5 micro practices for resilience, grit & coachability
- Run a 3-minute reset after difficult moments: After a lost deal, tough call, or rejection, take a short pause and write three things: what actually happened, what you are telling yourself about it, and what you will do next. This separates emotion from action and prevents negative carryover into your next interaction.
- Define and track your 3 non-negotiable actions: Identify the two or three activities that consistently drive results, such as stakeholder outreach, deal progression conversations, or pipeline creation. Track whether you complete them daily, regardless of mood or recent outcomes. This builds disciplined consistency rather than reactive effort.
- Apply feedback within 24 hours: When you receive feedback, immediately decide how you will test it in your next relevant interaction.
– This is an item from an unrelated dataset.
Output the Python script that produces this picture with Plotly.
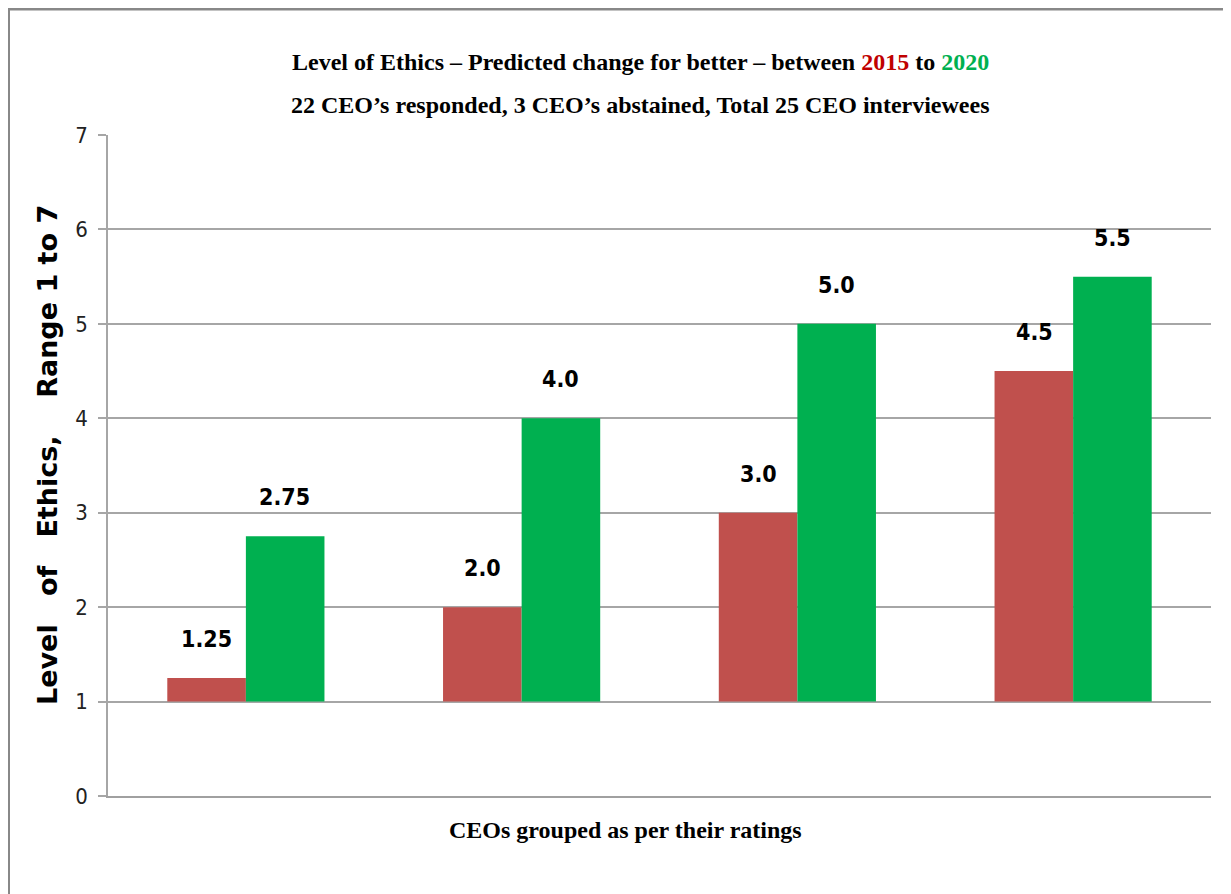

For example, adjust how you open a meeting or ask a question. This turns feedback into action rather than reflection alone.
- Use a simple reframe in pressure situations: When something goes wrong, ask: what is within my control right now, and what is one useful action I can take? This shifts focus from frustration to progress and supports better decision-making under pressure.
- Build micro reset moments into your day: Before important meetings, take 30 seconds to focus on your intent and energy. After intense interactions, take 1 minute to reset before moving on. This maintains quality of presence across the day rather than allowing fatigue to accumulate.
Self reflection questions for resilience, grit & coachability
- When I lose a deal, face rejection, or experience a difficult stakeholder interaction, how long does it affect the quality of my next conversation or decision?
- Do I maintain disciplined effort when results are slow or uncertain, or do I let short-term outcomes change my focus, energy, or behaviour?
- Where in my current sales approach am I relying on habit or comfort rather than deliberately improving a specific weakness?
- How often do I seek feedback that genuinely challenges me, and how quickly do I turn that feedback into a visible change in behaviour?
- Under pressure, do I become sharper and more deliberate, or more reactive, avoidant, or emotionally inconsistent?
- Am I consistently focusing my effort on the activities that create the most long-term commercial value, or am I confusing busyness with progress?
- What do I currently do to reset after setbacks, protect my energy, and sustain performance across demanding weeks rather than just demanding days?
- If someone watched how I handled disappointment, uncertainty, and coaching over the past three months, would they describe me as resilient, disciplined, and coachable, or as talented but inconsistent?